I've tasted beers I find different but have no preference one over the other. I cannot say which is better. There is no objective standard for which is "better," only that certain people prefer one or the other or neither.
And that is exactly what a brewery is likely to be trying to figure out. Who are these certain people? They are the ones to be targeted for a particular brand. Suppose a brewery has beer A and beer B which it presents to a panel from the western part of its city. Suppose the panel of 20 has 18 qualifiers (the beers are pretty distinct) but that half prefer A and half B). p = 1.4E-7 so there is no question that the test result is valid and it says that there is, among qualified tasters, no preference of brand A or brand B and the brewery shoots for equal shelf space for each in that market.
That's partially true, AJ, but when the purpose of an experiment is to see if there's a detectable difference, to find out whether a process is reasonably robust or not, one shouldn't get lost in trying to see if there's this flaw or that flaw.
If that's what you want to test for then that's what you test for.

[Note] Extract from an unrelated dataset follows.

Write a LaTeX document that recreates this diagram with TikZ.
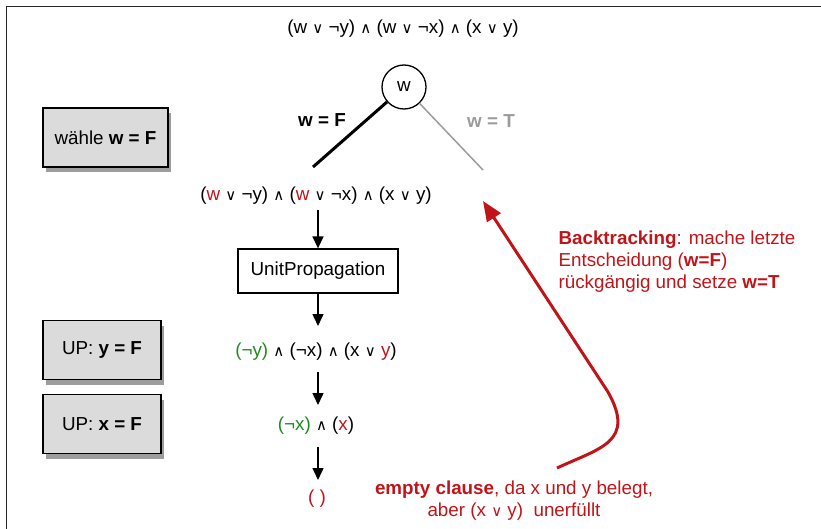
\documentclass[tikz,border=0pt]{standalone}
\usepackage{fontspec}
\setmainfont{Liberation Sans}
\newfontfamily\symf{DejaVu Sans}
\usetikzlibrary{arrows.meta,shadows}
\definecolor{myred}{RGB}{192,20,25}
\definecolor{mygreen}{RGB}{30,140,30}
\definecolor{mygray}{RGB}{155,155,155}
\newcommand{\myor}{{\symf\fontsize{15}{15}\selectfont ∨}}
\newcommand{\myand}{{\symf\fontsize{15}{15}\selectfont ∧}}
\newcommand{\R}[1]{\textcolor{myred}{#1}}
\newcommand{\G}[1]{\textcolor{mygreen}{#1}}
\begin{document}
\begin{tikzpicture}[x=1pt,y=-1pt,
  every node/.style={font=\fontsize{18.8}{22}\selectfont},
  sidebox/.style={draw, line width=1.3pt, fill=black!14,
    drop shadow={shadow xshift=3pt,shadow yshift=-5pt,fill=black!55,opacity=0.7},
    minimum height=59pt, inner sep=0pt},
  procbox/.style={draw, line width=1.3pt, minimum width=160pt, minimum height=44pt, inner sep=0pt},
  arr/.style={-{Triangle[length=12pt,width=11pt]}, line width=1.5pt},
  redarr/.style={myred, line width=3pt, -{Triangle[length=20pt,width=16pt]}}]
\useasboundingbox (0,0) rectangle (821,529);
\draw[line width=1.6pt, black!85] (6.5,529) -- (6.5,6.5) -- (821,6.5);

\node (f1) at (403,29) {(w \myor{} ¬y) \myand{} (w \myor{} ¬x) \myand{} (x \myor{} y)};

\node[circle, draw, line width=1.3pt, minimum size=44pt, inner sep=0pt] (w) at (404,87) {w};
\coordinate (lf) at (313,167);
\coordinate (rt) at (483,170);
\draw[line width=3pt] (w) -- (lf);
\draw[mygray, line width=1.5pt] (w) -- (rt);
\node (wf) at (322,120) {\textbf{w = F}};
\node[mygray] (wt) at (491,121) {\textbf{w = T}};

\node[sidebox, minimum width=125pt] (b1) at (105.5,137.5) {wähle \textbf{w = F}};
\node[sidebox, minimum width=118pt] (b2) at (102,350) {UP: \textbf{y = F}};
\node[sidebox, minimum width=118pt] (b3) at (102,424) {UP: \textbf{x = F}};

\node (f2) at (316,196) {(\R{w} \myor{} ¬y) \myand{} (\R{w} \myor{} ¬x) \myand{} (x \myor{} y)};
\node[procbox] (up) at (318,271) {UnitPropagation};
\node (f3) at (316,352) {\G{(¬y)} \myand{} (¬x) \myand{} (x \myor{} \R{y})};
\node (f4) at (316,426) {\G{(¬x)} \myand{} (\R{x})};
\node[myred] (f5) at (317,499) {( )};

\draw[arr] (up.north |- 0,210) -- (up.north);
\draw[arr] (up.south) -- (up.south |- 0,326);
\draw[arr] (up.south |- 0,372) -- (up.south |- 0,405);
\draw[arr] (up.south |- 0,447) -- (up.south |- 0,480);

\node[myred, anchor=west, align=left] (bt) at (555,262) {\textbf{Backtracking}: mache letzte\\Entscheidung (\textbf{w=F})\\rückgängig und setze \textbf{w=T}};
\node[myred, align=center] (ec) at (514,501) {\textbf{empty clause}, da x und y belegt,\\aber (x \myor{} y)\ \ unerfüllt};

\coordinate (cs) at (557,468);
\coordinate (cm) at (608,392);
\coordinate (ct) at (483,201);
\draw[redarr] (cs) .. controls (600,448) and (636,442) .. (cm) -- (ct);
\end{tikzpicture}
\end{document}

But if I'm going to do all the work of using the German process as opposed to the crash cooling one I don't only want to know if there is a detectable difference. I want to know if the process change improved the beer.
If you brewed two beers side-by-side whose processes varied only by one being mashed .2 degrees higher than the other, you'd be unlikely to find anyone who could reliably note a difference.
True. So before I did a test on a production beer to see if turning down the heat (thereby saving money) a little made a difference I'd calibrate my panel with 0.2, 0.4, 0.6... degree difference pilot beers. If I couldn't get a panel demonstrably sensitive to this parameter I wouldn't do the test.